======== Source material
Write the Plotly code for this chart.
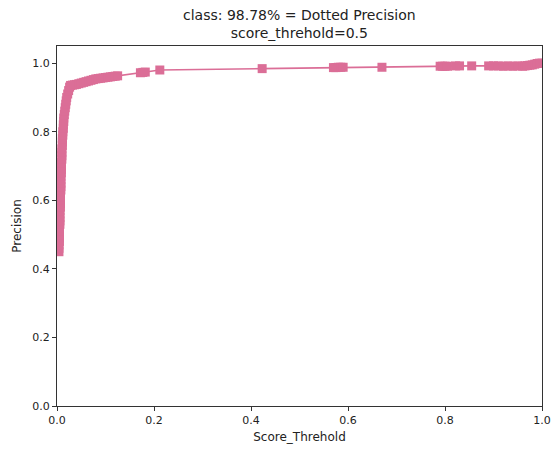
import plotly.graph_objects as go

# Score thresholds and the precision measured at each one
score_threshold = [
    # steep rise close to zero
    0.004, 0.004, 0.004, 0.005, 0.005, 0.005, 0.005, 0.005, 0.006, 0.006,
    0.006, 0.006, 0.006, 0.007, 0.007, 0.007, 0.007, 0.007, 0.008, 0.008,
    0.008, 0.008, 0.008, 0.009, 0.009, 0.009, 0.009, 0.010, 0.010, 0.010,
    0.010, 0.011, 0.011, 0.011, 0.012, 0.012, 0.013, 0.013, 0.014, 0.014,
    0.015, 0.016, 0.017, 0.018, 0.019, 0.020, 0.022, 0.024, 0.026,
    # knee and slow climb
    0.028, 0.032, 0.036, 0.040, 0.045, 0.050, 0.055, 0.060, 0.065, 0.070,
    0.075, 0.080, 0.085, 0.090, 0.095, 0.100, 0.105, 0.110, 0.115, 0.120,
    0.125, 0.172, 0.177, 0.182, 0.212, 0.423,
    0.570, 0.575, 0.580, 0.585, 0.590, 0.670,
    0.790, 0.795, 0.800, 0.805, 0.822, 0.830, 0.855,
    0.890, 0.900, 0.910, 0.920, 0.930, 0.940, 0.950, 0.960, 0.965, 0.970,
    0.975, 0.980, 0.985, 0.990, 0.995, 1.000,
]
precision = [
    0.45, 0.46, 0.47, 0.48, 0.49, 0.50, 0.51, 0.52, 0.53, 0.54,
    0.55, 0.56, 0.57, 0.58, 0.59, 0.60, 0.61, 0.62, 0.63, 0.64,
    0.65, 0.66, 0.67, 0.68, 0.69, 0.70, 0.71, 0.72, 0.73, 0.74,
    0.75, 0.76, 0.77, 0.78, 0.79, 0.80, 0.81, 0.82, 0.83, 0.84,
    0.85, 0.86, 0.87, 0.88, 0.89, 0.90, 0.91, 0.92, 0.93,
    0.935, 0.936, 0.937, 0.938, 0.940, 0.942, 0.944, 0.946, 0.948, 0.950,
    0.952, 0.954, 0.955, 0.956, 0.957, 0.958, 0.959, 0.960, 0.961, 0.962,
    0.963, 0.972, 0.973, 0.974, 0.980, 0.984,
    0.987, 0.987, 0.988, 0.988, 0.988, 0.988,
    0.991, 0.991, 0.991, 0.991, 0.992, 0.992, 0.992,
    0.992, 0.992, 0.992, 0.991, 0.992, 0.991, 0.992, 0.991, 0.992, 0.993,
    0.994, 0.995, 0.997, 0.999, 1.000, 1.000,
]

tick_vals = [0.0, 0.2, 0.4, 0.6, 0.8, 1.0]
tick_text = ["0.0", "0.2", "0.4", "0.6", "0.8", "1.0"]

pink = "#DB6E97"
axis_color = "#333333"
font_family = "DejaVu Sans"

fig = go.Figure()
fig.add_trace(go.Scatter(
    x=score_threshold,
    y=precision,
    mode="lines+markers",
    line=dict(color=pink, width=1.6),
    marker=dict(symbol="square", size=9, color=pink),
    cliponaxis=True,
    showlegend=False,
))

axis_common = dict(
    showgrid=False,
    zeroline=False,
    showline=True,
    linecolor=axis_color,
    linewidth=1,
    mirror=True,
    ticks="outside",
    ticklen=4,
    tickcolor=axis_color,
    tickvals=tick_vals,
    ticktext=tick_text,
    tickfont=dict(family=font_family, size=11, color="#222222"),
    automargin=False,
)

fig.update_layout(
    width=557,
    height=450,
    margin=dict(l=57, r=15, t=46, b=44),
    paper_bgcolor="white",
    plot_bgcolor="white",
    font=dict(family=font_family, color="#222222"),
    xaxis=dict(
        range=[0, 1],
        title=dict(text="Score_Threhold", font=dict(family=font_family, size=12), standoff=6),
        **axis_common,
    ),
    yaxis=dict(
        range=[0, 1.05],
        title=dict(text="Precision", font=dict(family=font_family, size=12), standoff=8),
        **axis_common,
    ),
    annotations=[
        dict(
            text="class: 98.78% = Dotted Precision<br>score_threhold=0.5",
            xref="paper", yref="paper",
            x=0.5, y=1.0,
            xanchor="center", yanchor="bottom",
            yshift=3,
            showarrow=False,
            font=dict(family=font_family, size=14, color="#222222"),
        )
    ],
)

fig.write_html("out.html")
================
Requirement:
Each line above is to be copied verbatim. Drop any image from the copy.

Solution for this task:
Write the Plotly code for this chart.
import plotly.graph_objects as go

# Score thresholds and the precision measured at each one
score_threshold = [
    # steep rise close to zero
    0.004, 0.004, 0.004, 0.005, 0.005, 0.005, 0.005, 0.005, 0.006, 0.006,
    0.006, 0.006, 0.006, 0.007, 0.007, 0.007, 0.007, 0.007, 0.008, 0.008,
    0.008, 0.008, 0.008, 0.009, 0.009, 0.009, 0.009, 0.010, 0.010, 0.010,
    0.010, 0.011, 0.011, 0.011, 0.012, 0.012, 0.013, 0.013, 0.014, 0.014,
    0.015, 0.016, 0.017, 0.018, 0.019, 0.020, 0.022, 0.024, 0.026,
    # knee and slow climb
    0.028, 0.032, 0.036, 0.040, 0.045, 0.050, 0.055, 0.060, 0.065, 0.070,
    0.075, 0.080, 0.085, 0.090, 0.095, 0.100, 0.105, 0.110, 0.115, 0.120,
    0.125, 0.172, 0.177, 0.182, 0.212, 0.423,
    0.570, 0.575, 0.580, 0.585, 0.590, 0.670,
    0.790, 0.795, 0.800, 0.805, 0.822, 0.830, 0.855,
    0.890, 0.900, 0.910, 0.920, 0.930, 0.940, 0.950, 0.960, 0.965, 0.970,
    0.975, 0.980, 0.985, 0.990, 0.995, 1.000,
]
precision = [
    0.45, 0.46, 0.47, 0.48, 0.49, 0.50, 0.51, 0.52, 0.53, 0.54,
    0.55, 0.56, 0.57, 0.58, 0.59, 0.60, 0.61, 0.62, 0.63, 0.64,
    0.65, 0.66, 0.67, 0.68, 0.69, 0.70, 0.71, 0.72, 0.73, 0.74,
    0.75, 0.76, 0.77, 0.78, 0.79, 0.80, 0.81, 0.82, 0.83, 0.84,
    0.85, 0.86, 0.87, 0.88, 0.89, 0.90, 0.91, 0.92, 0.93,
    0.935, 0.936, 0.937, 0.938, 0.940, 0.942, 0.944, 0.946, 0.948, 0.950,
    0.952, 0.954, 0.955, 0.956, 0.957, 0.958, 0.959, 0.960, 0.961, 0.962,
    0.963, 0.972, 0.973, 0.974, 0.980, 0.984,
    0.987, 0.987, 0.988, 0.988, 0.988, 0.988,
    0.991, 0.991, 0.991, 0.991, 0.992, 0.992, 0.992,
    0.992, 0.992, 0.992, 0.991, 0.992, 0.991, 0.992, 0.991, 0.992, 0.993,
    0.994, 0.995, 0.997, 0.999, 1.000, 1.000,
]

tick_vals = [0.0, 0.2, 0.4, 0.6, 0.8, 1.0]
tick_text = ["0.0", "0.2", "0.4", "0.6", "0.8", "1.0"]

pink = "#DB6E97"
axis_color = "#333333"
font_family = "DejaVu Sans"

fig = go.Figure()
fig.add_trace(go.Scatter(
    x=score_threshold,
    y=precision,
    mode="lines+markers",
    line=dict(color=pink, width=1.6),
    marker=dict(symbol="square", size=9, color=pink),
    cliponaxis=True,
    showlegend=False,
))

axis_common = dict(
    showgrid=False,
    zeroline=False,
    showline=True,
    linecolor=axis_color,
    linewidth=1,
    mirror=True,
    ticks="outside",
    ticklen=4,
    tickcolor=axis_color,
    tickvals=tick_vals,
    ticktext=tick_text,
    tickfont=dict(family=font_family, size=11, color="#222222"),
    automargin=False,
)

fig.update_layout(
    width=557,
    height=450,
    margin=dict(l=57, r=15, t=46, b=44),
    paper_bgcolor="white",
    plot_bgcolor="white",
    font=dict(family=font_family, color="#222222"),
    xaxis=dict(
        range=[0, 1],
        title=dict(text="Score_Threhold", font=dict(family=font_family, size=12), standoff=6),
        **axis_common,
    ),
    yaxis=dict(
        range=[0, 1.05],
        title=dict(text="Precision", font=dict(family=font_family, size=12), standoff=8),
        **axis_common,
    ),
    annotations=[
        dict(
            text="class: 98.78% = Dotted Precision<br>score_threhold=0.5",
            xref="paper", yref="paper",
            x=0.5, y=1.0,
            xanchor="center", yanchor="bottom",
            yshift=3,
            showarrow=False,
            font=dict(family=font_family, size=14, color="#222222"),
        )
    ],
)

fig.write_html("out.html")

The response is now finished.